Sasha Ferré’s practice investigates the deeply entangled nature of the living world. Her paintings on unstretched canvases come from a process-focused view of the living world, informed by her interest in ecology, the philosophy of biology and, especially, its ontological process. The artist's interest in ecology comes from a particular understanding of the world as a web and its infinite interconnections. Ferré’s belief is that humanity and nature are not separate entities but, instead, constitute the same living substance; a principle that’s at the core of her research. Her paintings are created on what she considers to be a terrestrial biome - the floor of her studio.
Ferré’s work appears as a constant infiltration of absolute exteriority into the inside whereby the process or system opens itself up to the outside and that which is not instantly graspable. The outcome seems to be focused on abstraction, but is just permeated by noise whereby “all that is not information, not redundancy, not form and not restraints - is noise, the only possible source of new patterns” (Negarestani, 2008).

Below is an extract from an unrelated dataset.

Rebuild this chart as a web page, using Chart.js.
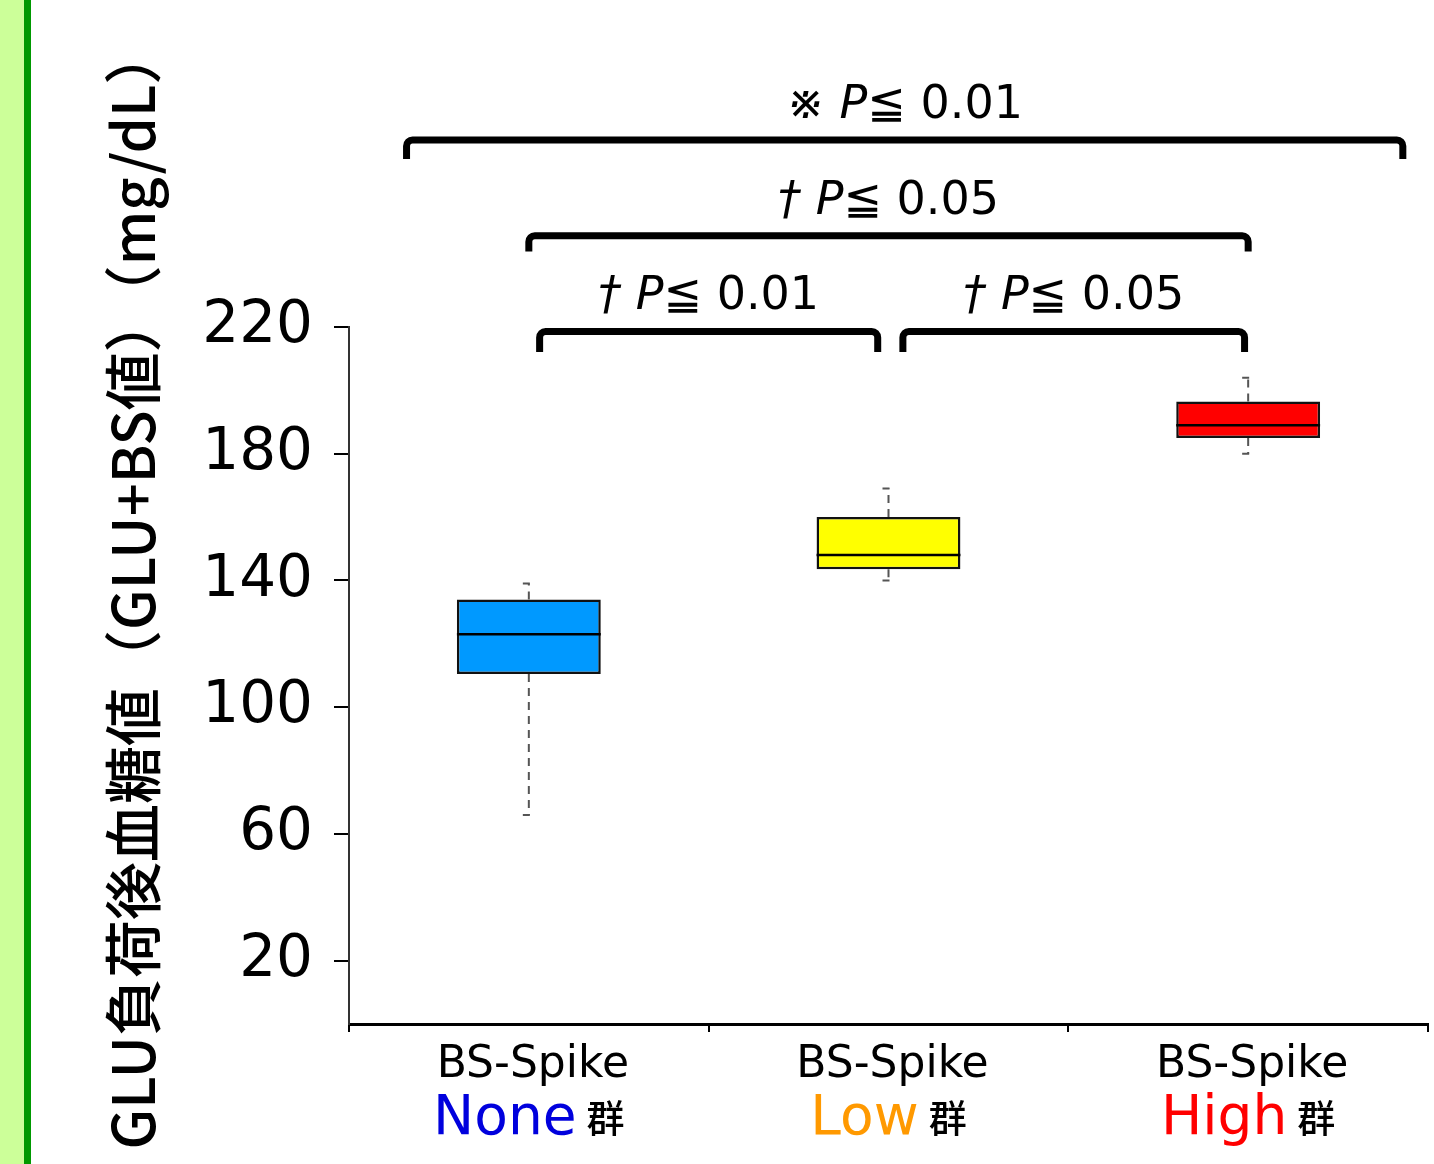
<!DOCTYPE html>
<html>
<head>
<meta charset="utf-8">
<script src="https://cdn.jsdelivr.net/npm/chart.js@4.4.0/dist/chart.umd.min.js"></script>
<style>
  html, body { margin: 0; padding: 0; background: #fff; }
  #wrap { position: relative; width: 1434px; height: 1164px; }
  #strip { position: absolute; left: 0; top: 0; width: 24px; height: 1164px; background: #ccff99; border-right: 7px solid #009900; }
  canvas { position: absolute; left: 0; top: 0; }
</style>
</head>
<body>
<div id="wrap">
  <canvas id="boxChart" width="1434" height="1164"></canvas>
  <div id="strip"></div>
</div>
<script>
// groups and box statistics (mg/dL)
const groups = ['None', 'Low', 'High'];
const whiskerLow = [66, 140, 180];
const q1 = [110.5, 143.5, 185];
const median = [123, 148, 189];
const q3 = [134, 160, 196.5];
const whiskerHigh = [139, 169, 204];
const yTicks = [20, 60, 100, 140, 180, 220];

// significance brackets: span in category index, height in mg/dL
const bracketFrom = [-0.34, 0, 0.03, 1.04];
const bracketTo = [2.43, 2, 0.97, 1.99];
const bracketLevel = [279, 248.8, 218.6, 218.6];
const bracketLeg = [6, 5, 6.5, 6.5];
const bracketMark = ['※', '†', '†', '†'];
const bracketP = ['0.01', '0.05', '0.01', '0.05'];

const yTitle = 'GLU負荷後血糖値（GLU+BS値）（mg/dL）';
const FONT = '"DejaVu Sans", "Noto Sans CJK JP", sans-serif';
const CJK = '"Noto Sans CJK JP", sans-serif';
const boxColors = ['#0099ff', '#ffff00', '#ff0000'];
const nameColors = ['#0000dd', '#ff9900', '#ff0000'];

Chart.defaults.font.family = FONT;

const boxExtras = {
  id: 'boxExtras',
  afterDatasetsDraw(chart) {
    const ctx = chart.ctx;
    const y = chart.scales.y;
    const meta = chart.getDatasetMeta(0);
    ctx.save();
    meta.data.forEach((bar, i) => {
      const cx = bar.x;
      const half = bar.width / 2;
      const yHi = y.getPixelForValue(whiskerHigh[i]);
      const yLo = y.getPixelForValue(whiskerLow[i]);
      ctx.strokeStyle = '#555';
      ctx.lineWidth = 2;
      ctx.setLineDash([8, 6]);
      ctx.beginPath();
      ctx.moveTo(cx, y.getPixelForValue(q3[i]));
      ctx.lineTo(cx, yHi);
      ctx.moveTo(cx, y.getPixelForValue(q1[i]));
      ctx.lineTo(cx, yLo);
      ctx.stroke();
      ctx.setLineDash([]);
      ctx.beginPath();
      ctx.moveTo(cx - 6, yHi); ctx.lineTo(cx + 1, yHi);
      ctx.moveTo(cx - 6, yLo); ctx.lineTo(cx + 1, yLo);
      ctx.stroke();
      const ym = y.getPixelForValue(median[i]);
      ctx.strokeStyle = '#000';
      ctx.lineWidth = 2.5;
      ctx.beginPath();
      ctx.moveTo(cx - half, ym);
      ctx.lineTo(cx + half, ym);
      ctx.stroke();
    });
    ctx.restore();
  }
};

function drawPLabel(ctx, cx, baseline, mark, p) {
  const size = 46;
  const parts = [
    { t: mark + ' ', f: `italic ${size}px ${FONT}` },
    { t: 'P', f: `italic ${size}px ${FONT}` },
    { t: '≦ ' + p, f: `${size}px ${FONT}` }
  ];
  let total = 0;
  parts.forEach(pt => { ctx.font = pt.f; pt.w = ctx.measureText(pt.t).width; total += pt.w; });
  let x = cx - total / 2;
  ctx.textAlign = 'left';
  ctx.textBaseline = 'alphabetic';
  ctx.fillStyle = '#000';
  parts.forEach(pt => { ctx.font = pt.f; ctx.fillText(pt.t, x, baseline); x += pt.w; });
}

const annotations = {
  id: 'annotations',
  afterDraw(chart) {
    const ctx = chart.ctx;
    const { x, y } = chart.scales;
    ctx.save();

    // brackets
    bracketLevel.forEach((lvl, i) => {
      const x1 = x.getPixelForValue(bracketFrom[i]);
      const x2 = x.getPixelForValue(bracketTo[i]);
      const yt = y.getPixelForValue(lvl);
      const yb = y.getPixelForValue(lvl - bracketLeg[i]);
      ctx.strokeStyle = '#000';
      ctx.lineWidth = 7;
      ctx.lineJoin = 'round';
      ctx.beginPath();
      ctx.moveTo(x1, yb);
      ctx.arcTo(x1, yt, x2, yt, 6);
      ctx.arcTo(x2, yt, x2, yb, 6);
      ctx.lineTo(x2, yb);
      ctx.stroke();
      drawPLabel(ctx, (x1 + x2) / 2, yt - 22, bracketMark[i], bracketP[i]);
    });

    // category labels
    groups.forEach((g, i) => {
      const cx = x.getPixelForValue(i);
      ctx.fillStyle = '#000';
      ctx.textAlign = 'center';
      ctx.textBaseline = 'alphabetic';
      ctx.font = `44px ${FONT}`;
      ctx.fillText('BS-Spike', cx + 4, x.top + 53);
      ctx.font = `55px ${FONT}`;
      const wName = ctx.measureText(g).width;
      ctx.font = `500 38px ${CJK}`;
      const wGun = ctx.measureText('群').width;
      const gap = 10;
      const left = cx - (wName + gap + wGun) / 2;
      ctx.textAlign = 'left';
      ctx.font = `55px ${FONT}`;
      ctx.fillStyle = nameColors[i];
      ctx.fillText(g, left, x.top + 110);
      ctx.font = `500 38px ${CJK}`;
      ctx.fillStyle = '#000';
      ctx.fillText('群', left + wName + gap, x.top + 108);
    });

    // y axis title
    ctx.translate(133, 588);
    ctx.rotate(-Math.PI / 2);
    ctx.font = `500 58px ${CJK}`;
    ctx.fillStyle = '#000';
    ctx.textAlign = 'center';
    ctx.textBaseline = 'middle';
    ctx.fillText(yTitle, 0, 0);
    ctx.restore();
  }
};

new Chart(document.getElementById('boxChart'), {
  type: 'bar',
  data: {
    labels: groups,
    datasets: [{
      data: groups.map((g, i) => [q1[i], q3[i]]),
      backgroundColor: boxColors,
      borderColor: '#111',
      borderWidth: 2.5,
      borderSkipped: false,
      categoryPercentage: 1,
      barPercentage: 0.4
    }]
  },
  options: {
    responsive: false,
    animation: false,
    devicePixelRatio: 1,
    layout: { padding: { top: 327, right: 6, left: 0, bottom: 0 } },
    plugins: { legend: { display: false }, tooltip: { enabled: false } },
    scales: {
      x: {
        afterFit: s => { s.height = 140; },
        ticks: { display: false },
        grid: { offset: true, drawOnChartArea: false, tickLength: 8, color: '#000', lineWidth: 2 },
        border: { color: '#000', width: 3 }
      },
      y: {
        min: 0,
        max: 220,
        afterBuildTicks: s => { s.ticks = yTicks.map(v => ({ value: v })); },
        afterFit: s => { s.width = 349; },
        ticks: { font: { size: 58 }, color: '#000', padding: 21 },
        grid: { drawOnChartArea: false, tickLength: 15, color: '#000', lineWidth: 2 },
        border: { color: '#333', width: 2 }
      }
    }
  },
  plugins: [boxExtras, annotations]
});
</script>
</body>
</html>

The process is one of a complex cyclical nature; an intricate power game between noise and order. It has a linearity that cannot be reversed. It exposes concepts and casts the viewer outside the edges of the painting, similar to the vegetation growing on the ruins of nuclear disasters. We are not left with a representation of the natural world, but with an action in the world and by the world itself.
Maria Valeria Biondo
Sasha Ferré is a visual artist working and living between London and Paris. She has exhibited in the US and Europe and is the recipient of the Hine Painting Prize in 2020. Recently she was featured in the New American Painting Pacific Coast edition, and was selected for exhibitions in London at Saatchi Gallery, Fold Gallery and Josh Lilley Gallery. She holds an MA in Painting from the Royal College of Art (London).